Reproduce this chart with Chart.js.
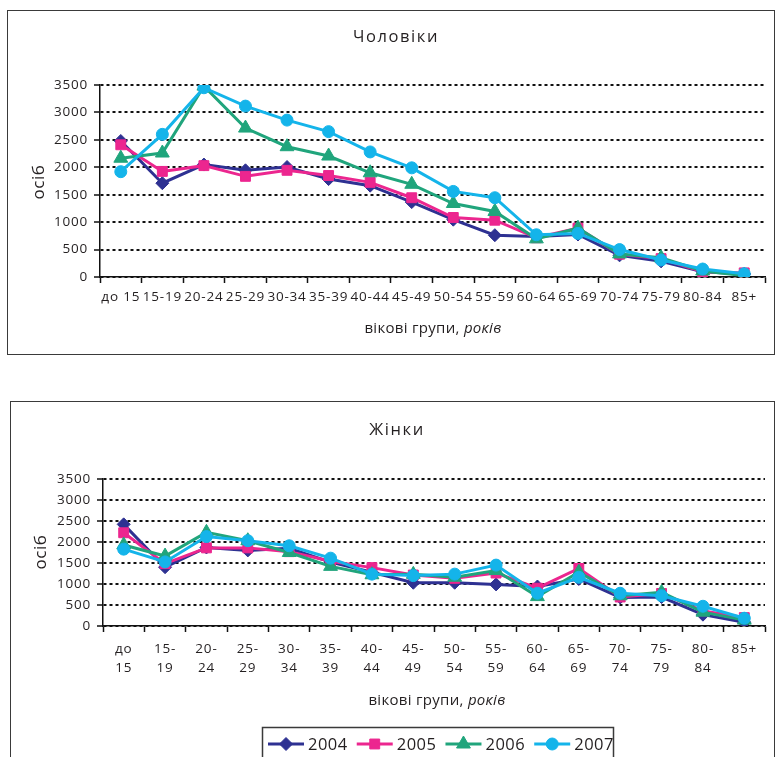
* * *
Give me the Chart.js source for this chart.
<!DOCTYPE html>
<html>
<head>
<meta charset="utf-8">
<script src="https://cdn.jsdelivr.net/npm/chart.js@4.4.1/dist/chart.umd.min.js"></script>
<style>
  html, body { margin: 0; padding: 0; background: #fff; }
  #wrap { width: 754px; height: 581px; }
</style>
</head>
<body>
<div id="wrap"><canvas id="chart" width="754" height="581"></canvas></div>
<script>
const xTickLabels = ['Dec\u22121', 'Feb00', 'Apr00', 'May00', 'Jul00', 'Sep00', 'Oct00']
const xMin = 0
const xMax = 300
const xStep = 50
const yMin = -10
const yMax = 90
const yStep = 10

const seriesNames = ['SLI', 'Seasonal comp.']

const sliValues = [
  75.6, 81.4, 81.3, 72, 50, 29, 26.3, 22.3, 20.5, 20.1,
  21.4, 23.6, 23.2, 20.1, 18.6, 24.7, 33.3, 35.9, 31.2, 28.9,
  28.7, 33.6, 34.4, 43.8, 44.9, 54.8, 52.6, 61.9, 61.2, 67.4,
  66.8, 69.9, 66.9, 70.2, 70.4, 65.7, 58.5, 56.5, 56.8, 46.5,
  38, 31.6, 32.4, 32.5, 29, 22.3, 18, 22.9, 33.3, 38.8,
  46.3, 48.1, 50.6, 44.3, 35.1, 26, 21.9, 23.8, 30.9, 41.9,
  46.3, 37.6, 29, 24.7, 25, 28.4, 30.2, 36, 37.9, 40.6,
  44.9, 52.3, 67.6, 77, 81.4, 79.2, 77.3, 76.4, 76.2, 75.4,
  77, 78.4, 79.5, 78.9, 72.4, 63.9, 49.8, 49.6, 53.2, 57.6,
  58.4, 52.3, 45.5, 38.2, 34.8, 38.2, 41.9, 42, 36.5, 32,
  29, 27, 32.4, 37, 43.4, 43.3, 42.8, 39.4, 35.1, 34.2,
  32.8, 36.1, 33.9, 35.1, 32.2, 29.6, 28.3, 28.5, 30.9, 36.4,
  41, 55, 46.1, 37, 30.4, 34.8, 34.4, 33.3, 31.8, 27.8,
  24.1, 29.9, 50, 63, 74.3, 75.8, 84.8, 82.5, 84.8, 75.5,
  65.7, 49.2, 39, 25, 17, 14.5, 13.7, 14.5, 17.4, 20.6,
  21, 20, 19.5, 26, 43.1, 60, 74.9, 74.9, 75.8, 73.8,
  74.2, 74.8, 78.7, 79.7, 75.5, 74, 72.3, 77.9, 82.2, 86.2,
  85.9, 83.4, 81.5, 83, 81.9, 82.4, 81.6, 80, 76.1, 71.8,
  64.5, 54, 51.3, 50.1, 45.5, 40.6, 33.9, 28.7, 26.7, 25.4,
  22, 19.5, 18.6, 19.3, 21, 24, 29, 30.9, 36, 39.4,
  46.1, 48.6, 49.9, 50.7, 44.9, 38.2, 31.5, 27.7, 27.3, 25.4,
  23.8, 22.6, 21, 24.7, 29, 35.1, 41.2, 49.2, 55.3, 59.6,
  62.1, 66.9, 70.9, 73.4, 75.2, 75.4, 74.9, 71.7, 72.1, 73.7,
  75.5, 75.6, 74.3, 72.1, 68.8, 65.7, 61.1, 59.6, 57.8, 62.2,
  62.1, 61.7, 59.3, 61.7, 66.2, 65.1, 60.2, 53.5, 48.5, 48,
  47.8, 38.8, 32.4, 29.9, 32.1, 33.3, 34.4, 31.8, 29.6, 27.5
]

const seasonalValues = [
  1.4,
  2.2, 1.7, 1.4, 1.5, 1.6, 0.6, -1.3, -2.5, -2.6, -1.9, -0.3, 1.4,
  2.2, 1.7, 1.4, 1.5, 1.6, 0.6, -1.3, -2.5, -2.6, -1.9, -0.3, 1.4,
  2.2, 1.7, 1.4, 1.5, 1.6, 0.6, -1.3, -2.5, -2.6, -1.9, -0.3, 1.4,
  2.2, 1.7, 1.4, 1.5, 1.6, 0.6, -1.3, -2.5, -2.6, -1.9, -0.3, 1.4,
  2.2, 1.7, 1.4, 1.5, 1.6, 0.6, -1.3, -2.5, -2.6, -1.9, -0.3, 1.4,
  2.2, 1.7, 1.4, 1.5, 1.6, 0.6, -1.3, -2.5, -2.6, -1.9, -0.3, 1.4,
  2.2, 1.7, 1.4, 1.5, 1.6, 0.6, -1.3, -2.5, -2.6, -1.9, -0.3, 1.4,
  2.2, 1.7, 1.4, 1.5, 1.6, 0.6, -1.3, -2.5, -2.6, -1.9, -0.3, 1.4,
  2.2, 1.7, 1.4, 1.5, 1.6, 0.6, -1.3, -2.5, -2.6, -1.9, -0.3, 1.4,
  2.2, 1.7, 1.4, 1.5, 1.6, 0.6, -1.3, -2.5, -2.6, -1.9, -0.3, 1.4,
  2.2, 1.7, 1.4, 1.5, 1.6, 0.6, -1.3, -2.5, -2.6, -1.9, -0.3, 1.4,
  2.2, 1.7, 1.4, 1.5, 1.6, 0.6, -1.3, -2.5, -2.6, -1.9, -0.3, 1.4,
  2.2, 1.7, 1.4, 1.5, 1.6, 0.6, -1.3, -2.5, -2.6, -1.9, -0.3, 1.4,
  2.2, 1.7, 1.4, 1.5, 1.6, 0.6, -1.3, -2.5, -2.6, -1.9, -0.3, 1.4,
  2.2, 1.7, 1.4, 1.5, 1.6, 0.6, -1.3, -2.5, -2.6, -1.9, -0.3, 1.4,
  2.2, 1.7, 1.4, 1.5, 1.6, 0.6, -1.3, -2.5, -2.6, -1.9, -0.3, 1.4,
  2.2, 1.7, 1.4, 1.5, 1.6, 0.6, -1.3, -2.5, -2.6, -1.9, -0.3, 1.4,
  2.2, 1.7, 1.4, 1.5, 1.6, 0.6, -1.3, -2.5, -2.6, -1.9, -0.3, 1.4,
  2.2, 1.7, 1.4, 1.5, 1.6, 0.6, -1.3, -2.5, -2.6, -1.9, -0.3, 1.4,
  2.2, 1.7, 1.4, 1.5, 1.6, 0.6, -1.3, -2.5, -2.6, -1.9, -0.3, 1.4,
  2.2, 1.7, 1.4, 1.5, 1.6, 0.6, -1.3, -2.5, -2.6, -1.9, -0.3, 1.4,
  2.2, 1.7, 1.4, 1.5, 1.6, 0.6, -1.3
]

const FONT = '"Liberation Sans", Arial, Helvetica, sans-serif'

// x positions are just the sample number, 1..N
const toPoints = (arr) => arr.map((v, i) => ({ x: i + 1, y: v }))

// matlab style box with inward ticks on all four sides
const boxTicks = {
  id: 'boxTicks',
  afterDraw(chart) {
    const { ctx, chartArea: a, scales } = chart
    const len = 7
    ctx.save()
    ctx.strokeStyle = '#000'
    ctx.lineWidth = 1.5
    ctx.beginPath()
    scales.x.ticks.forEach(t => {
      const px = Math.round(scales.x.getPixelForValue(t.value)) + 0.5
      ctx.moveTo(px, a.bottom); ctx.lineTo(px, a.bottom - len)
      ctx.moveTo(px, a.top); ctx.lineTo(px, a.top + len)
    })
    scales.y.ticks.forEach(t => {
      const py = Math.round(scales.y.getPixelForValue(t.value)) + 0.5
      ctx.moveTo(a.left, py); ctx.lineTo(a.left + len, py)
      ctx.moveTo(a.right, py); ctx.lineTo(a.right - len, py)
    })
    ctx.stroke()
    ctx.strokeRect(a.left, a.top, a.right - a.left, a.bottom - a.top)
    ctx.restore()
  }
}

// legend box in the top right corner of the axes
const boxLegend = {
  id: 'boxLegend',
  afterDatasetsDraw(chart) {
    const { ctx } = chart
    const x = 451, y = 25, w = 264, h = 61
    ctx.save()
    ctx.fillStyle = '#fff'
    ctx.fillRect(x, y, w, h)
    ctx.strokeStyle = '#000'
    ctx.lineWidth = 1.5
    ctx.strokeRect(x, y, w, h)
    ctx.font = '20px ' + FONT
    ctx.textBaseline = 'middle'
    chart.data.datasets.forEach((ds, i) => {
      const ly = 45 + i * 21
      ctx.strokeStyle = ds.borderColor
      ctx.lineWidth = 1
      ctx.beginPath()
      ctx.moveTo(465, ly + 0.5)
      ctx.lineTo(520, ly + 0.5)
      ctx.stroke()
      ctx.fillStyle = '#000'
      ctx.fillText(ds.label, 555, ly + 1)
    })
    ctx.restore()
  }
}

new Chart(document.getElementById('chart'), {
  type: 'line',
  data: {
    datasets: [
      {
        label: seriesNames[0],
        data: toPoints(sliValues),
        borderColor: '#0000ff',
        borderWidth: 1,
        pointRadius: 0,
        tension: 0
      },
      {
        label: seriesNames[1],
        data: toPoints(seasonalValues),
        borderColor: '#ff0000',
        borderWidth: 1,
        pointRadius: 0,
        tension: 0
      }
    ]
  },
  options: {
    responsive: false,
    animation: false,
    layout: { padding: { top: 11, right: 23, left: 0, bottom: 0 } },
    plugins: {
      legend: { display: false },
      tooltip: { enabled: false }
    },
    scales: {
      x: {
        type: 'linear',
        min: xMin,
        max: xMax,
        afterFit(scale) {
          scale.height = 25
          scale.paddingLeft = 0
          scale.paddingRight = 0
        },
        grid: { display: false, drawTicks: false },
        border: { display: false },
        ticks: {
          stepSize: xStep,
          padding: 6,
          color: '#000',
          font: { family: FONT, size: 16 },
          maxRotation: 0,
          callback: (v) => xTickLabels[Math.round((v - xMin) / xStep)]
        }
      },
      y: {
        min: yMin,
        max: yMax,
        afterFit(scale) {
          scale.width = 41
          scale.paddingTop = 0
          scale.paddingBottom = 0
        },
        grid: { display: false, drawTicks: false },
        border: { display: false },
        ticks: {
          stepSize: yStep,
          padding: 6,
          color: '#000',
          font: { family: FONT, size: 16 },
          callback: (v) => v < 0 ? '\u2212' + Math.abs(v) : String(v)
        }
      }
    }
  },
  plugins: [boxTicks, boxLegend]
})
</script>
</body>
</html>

→ **To do**:
Copy out every line that includes the word "chart".

→ **Result**:
Reproduce this chart with Chart.js.
Give me the Chart.js source for this chart.
<script src="https://cdn.jsdelivr.net/npm/chart.js@4.4.1/dist/chart.umd.min.js"></script>
<div id="wrap"><canvas id="chart" width="754" height="581"></canvas></div>
  afterDraw(chart) {
    const { ctx, chartArea: a, scales } = chart
  afterDatasetsDraw(chart) {
    const { ctx } = chart
    chart.data.datasets.forEach((ds, i) => {
new Chart(document.getElementById('chart'), {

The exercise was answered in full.